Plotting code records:
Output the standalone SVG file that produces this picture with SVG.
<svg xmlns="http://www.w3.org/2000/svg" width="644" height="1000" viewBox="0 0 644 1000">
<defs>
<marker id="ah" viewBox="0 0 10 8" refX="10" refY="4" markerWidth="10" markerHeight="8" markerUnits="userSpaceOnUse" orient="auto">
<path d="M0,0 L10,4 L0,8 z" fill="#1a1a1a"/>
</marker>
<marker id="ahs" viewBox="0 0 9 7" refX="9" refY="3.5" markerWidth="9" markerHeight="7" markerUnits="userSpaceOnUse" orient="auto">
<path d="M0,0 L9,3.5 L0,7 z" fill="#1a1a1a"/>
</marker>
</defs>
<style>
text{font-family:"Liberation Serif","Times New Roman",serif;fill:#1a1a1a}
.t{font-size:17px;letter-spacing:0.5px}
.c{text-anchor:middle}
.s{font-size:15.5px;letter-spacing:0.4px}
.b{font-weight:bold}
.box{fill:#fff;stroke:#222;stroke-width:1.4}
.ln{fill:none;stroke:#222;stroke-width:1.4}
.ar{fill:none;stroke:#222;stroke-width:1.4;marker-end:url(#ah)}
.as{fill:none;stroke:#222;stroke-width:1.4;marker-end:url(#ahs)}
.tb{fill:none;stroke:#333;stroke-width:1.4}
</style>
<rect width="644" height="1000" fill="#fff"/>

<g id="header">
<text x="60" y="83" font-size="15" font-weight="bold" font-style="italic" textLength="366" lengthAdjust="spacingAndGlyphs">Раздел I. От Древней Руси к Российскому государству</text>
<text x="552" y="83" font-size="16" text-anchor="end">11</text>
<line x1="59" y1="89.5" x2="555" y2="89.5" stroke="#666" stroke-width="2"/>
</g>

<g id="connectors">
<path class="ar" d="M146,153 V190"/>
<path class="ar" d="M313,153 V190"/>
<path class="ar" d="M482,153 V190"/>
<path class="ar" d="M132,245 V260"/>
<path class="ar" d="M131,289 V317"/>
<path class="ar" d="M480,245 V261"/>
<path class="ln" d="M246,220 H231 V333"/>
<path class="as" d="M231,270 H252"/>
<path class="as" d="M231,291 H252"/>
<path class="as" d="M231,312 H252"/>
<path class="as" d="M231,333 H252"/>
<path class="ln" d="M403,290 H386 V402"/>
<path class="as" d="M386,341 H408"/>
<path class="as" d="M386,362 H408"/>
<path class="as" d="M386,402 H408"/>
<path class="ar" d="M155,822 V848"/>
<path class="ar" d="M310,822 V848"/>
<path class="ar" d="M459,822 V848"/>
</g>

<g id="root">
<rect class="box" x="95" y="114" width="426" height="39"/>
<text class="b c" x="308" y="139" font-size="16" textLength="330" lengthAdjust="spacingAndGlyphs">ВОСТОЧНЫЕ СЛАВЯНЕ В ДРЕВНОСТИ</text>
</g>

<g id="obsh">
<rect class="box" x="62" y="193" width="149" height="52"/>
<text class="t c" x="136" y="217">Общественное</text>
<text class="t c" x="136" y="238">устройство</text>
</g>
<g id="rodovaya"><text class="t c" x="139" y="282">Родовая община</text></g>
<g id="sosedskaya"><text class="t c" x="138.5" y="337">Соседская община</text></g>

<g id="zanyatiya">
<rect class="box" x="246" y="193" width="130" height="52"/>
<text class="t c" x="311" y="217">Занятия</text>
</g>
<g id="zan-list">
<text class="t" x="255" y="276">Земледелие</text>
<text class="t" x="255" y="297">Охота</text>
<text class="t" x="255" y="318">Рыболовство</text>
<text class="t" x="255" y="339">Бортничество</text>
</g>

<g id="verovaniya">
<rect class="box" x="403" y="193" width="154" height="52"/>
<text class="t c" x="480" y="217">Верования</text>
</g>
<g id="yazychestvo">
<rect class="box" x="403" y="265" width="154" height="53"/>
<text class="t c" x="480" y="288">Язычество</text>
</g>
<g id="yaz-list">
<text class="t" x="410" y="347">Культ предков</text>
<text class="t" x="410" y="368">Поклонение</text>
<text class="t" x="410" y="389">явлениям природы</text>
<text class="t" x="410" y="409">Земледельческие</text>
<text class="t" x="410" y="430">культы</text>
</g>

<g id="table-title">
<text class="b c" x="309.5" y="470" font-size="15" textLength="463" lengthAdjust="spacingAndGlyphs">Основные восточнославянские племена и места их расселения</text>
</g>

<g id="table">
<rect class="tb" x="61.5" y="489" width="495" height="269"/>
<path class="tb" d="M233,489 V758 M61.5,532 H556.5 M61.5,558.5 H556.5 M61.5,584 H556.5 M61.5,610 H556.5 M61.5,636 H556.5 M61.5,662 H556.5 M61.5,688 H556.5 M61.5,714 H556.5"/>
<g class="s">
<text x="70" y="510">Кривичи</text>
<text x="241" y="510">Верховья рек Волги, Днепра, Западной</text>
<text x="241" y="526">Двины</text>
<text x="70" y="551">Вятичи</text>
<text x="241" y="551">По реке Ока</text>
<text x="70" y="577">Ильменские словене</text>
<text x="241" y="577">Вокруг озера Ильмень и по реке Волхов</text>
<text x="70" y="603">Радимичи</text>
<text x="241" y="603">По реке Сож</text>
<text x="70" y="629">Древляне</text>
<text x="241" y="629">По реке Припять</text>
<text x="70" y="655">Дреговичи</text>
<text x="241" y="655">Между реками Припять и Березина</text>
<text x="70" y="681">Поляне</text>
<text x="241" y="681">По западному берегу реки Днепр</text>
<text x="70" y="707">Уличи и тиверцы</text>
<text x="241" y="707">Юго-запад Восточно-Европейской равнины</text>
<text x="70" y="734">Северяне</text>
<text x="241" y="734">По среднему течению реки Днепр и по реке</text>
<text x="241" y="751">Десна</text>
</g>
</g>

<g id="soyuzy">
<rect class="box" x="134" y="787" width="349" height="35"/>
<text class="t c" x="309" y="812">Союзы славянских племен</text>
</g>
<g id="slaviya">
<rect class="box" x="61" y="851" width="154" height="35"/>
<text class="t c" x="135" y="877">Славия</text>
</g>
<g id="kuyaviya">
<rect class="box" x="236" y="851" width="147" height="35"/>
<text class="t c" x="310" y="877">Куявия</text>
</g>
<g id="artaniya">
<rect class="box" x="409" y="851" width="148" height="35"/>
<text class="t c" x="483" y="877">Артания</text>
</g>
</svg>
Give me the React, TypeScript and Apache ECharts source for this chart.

▸ **What is required**
Produce a verbatim transcription of the entries above.

▸ **Expected output**
Output the standalone SVG file that produces this picture with SVG.
<svg xmlns="http://www.w3.org/2000/svg" width="644" height="1000" viewBox="0 0 644 1000">
<defs>
<marker id="ah" viewBox="0 0 10 8" refX="10" refY="4" markerWidth="10" markerHeight="8" markerUnits="userSpaceOnUse" orient="auto">
<path d="M0,0 L10,4 L0,8 z" fill="#1a1a1a"/>
</marker>
<marker id="ahs" viewBox="0 0 9 7" refX="9" refY="3.5" markerWidth="9" markerHeight="7" markerUnits="userSpaceOnUse" orient="auto">
<path d="M0,0 L9,3.5 L0,7 z" fill="#1a1a1a"/>
</marker>
</defs>
<style>
text{font-family:"Liberation Serif","Times New Roman",serif;fill:#1a1a1a}
.t{font-size:17px;letter-spacing:0.5px}
.c{text-anchor:middle}
.s{font-size:15.5px;letter-spacing:0.4px}
.b{font-weight:bold}
.box{fill:#fff;stroke:#222;stroke-width:1.4}
.ln{fill:none;stroke:#222;stroke-width:1.4}
.ar{fill:none;stroke:#222;stroke-width:1.4;marker-end:url(#ah)}
.as{fill:none;stroke:#222;stroke-width:1.4;marker-end:url(#ahs)}
.tb{fill:none;stroke:#333;stroke-width:1.4}
</style>
<rect width="644" height="1000" fill="#fff"/>

<g id="header">
<text x="60" y="83" font-size="15" font-weight="bold" font-style="italic" textLength="366" lengthAdjust="spacingAndGlyphs">Раздел I. От Древней Руси к Российскому государству</text>
<text x="552" y="83" font-size="16" text-anchor="end">11</text>
<line x1="59" y1="89.5" x2="555" y2="89.5" stroke="#666" stroke-width="2"/>
</g>

<g id="connectors">
<path class="ar" d="M146,153 V190"/>
<path class="ar" d="M313,153 V190"/>
<path class="ar" d="M482,153 V190"/>
<path class="ar" d="M132,245 V260"/>
<path class="ar" d="M131,289 V317"/>
<path class="ar" d="M480,245 V261"/>
<path class="ln" d="M246,220 H231 V333"/>
<path class="as" d="M231,270 H252"/>
<path class="as" d="M231,291 H252"/>
<path class="as" d="M231,312 H252"/>
<path class="as" d="M231,333 H252"/>
<path class="ln" d="M403,290 H386 V402"/>
<path class="as" d="M386,341 H408"/>
<path class="as" d="M386,362 H408"/>
<path class="as" d="M386,402 H408"/>
<path class="ar" d="M155,822 V848"/>
<path class="ar" d="M310,822 V848"/>
<path class="ar" d="M459,822 V848"/>
</g>

<g id="root">
<rect class="box" x="95" y="114" width="426" height="39"/>
<text class="b c" x="308" y="139" font-size="16" textLength="330" lengthAdjust="spacingAndGlyphs">ВОСТОЧНЫЕ СЛАВЯНЕ В ДРЕВНОСТИ</text>
</g>

<g id="obsh">
<rect class="box" x="62" y="193" width="149" height="52"/>
<text class="t c" x="136" y="217">Общественное</text>
<text class="t c" x="136" y="238">устройство</text>
</g>
<g id="rodovaya"><text class="t c" x="139" y="282">Родовая община</text></g>
<g id="sosedskaya"><text class="t c" x="138.5" y="337">Соседская община</text></g>

<g id="zanyatiya">
<rect class="box" x="246" y="193" width="130" height="52"/>
<text class="t c" x="311" y="217">Занятия</text>
</g>
<g id="zan-list">
<text class="t" x="255" y="276">Земледелие</text>
<text class="t" x="255" y="297">Охота</text>
<text class="t" x="255" y="318">Рыболовство</text>
<text class="t" x="255" y="339">Бортничество</text>
</g>

<g id="verovaniya">
<rect class="box" x="403" y="193" width="154" height="52"/>
<text class="t c" x="480" y="217">Верования</text>
</g>
<g id="yazychestvo">
<rect class="box" x="403" y="265" width="154" height="53"/>
<text class="t c" x="480" y="288">Язычество</text>
</g>
<g id="yaz-list">
<text class="t" x="410" y="347">Культ предков</text>
<text class="t" x="410" y="368">Поклонение</text>
<text class="t" x="410" y="389">явлениям природы</text>
<text class="t" x="410" y="409">Земледельческие</text>
<text class="t" x="410" y="430">культы</text>
</g>

<g id="table-title">
<text class="b c" x="309.5" y="470" font-size="15" textLength="463" lengthAdjust="spacingAndGlyphs">Основные восточнославянские племена и места их расселения</text>
</g>

<g id="table">
<rect class="tb" x="61.5" y="489" width="495" height="269"/>
<path class="tb" d="M233,489 V758 M61.5,532 H556.5 M61.5,558.5 H556.5 M61.5,584 H556.5 M61.5,610 H556.5 M61.5,636 H556.5 M61.5,662 H556.5 M61.5,688 H556.5 M61.5,714 H556.5"/>
<g class="s">
<text x="70" y="510">Кривичи</text>
<text x="241" y="510">Верховья рек Волги, Днепра, Западной</text>
<text x="241" y="526">Двины</text>
<text x="70" y="551">Вятичи</text>
<text x="241" y="551">По реке Ока</text>
<text x="70" y="577">Ильменские словене</text>
<text x="241" y="577">Вокруг озера Ильмень и по реке Волхов</text>
<text x="70" y="603">Радимичи</text>
<text x="241" y="603">По реке Сож</text>
<text x="70" y="629">Древляне</text>
<text x="241" y="629">По реке Припять</text>
<text x="70" y="655">Дреговичи</text>
<text x="241" y="655">Между реками Припять и Березина</text>
<text x="70" y="681">Поляне</text>
<text x="241" y="681">По западному берегу реки Днепр</text>
<text x="70" y="707">Уличи и тиверцы</text>
<text x="241" y="707">Юго-запад Восточно-Европейской равнины</text>
<text x="70" y="734">Северяне</text>
<text x="241" y="734">По среднему течению реки Днепр и по реке</text>
<text x="241" y="751">Десна</text>
</g>
</g>

<g id="soyuzy">
<rect class="box" x="134" y="787" width="349" height="35"/>
<text class="t c" x="309" y="812">Союзы славянских племен</text>
</g>
<g id="slaviya">
<rect class="box" x="61" y="851" width="154" height="35"/>
<text class="t c" x="135" y="877">Славия</text>
</g>
<g id="kuyaviya">
<rect class="box" x="236" y="851" width="147" height="35"/>
<text class="t c" x="310" y="877">Куявия</text>
</g>
<g id="artaniya">
<rect class="box" x="409" y="851" width="148" height="35"/>
<text class="t c" x="483" y="877">Артания</text>
</g>
</svg>
Give me the React, TypeScript and Apache ECharts source for this chart.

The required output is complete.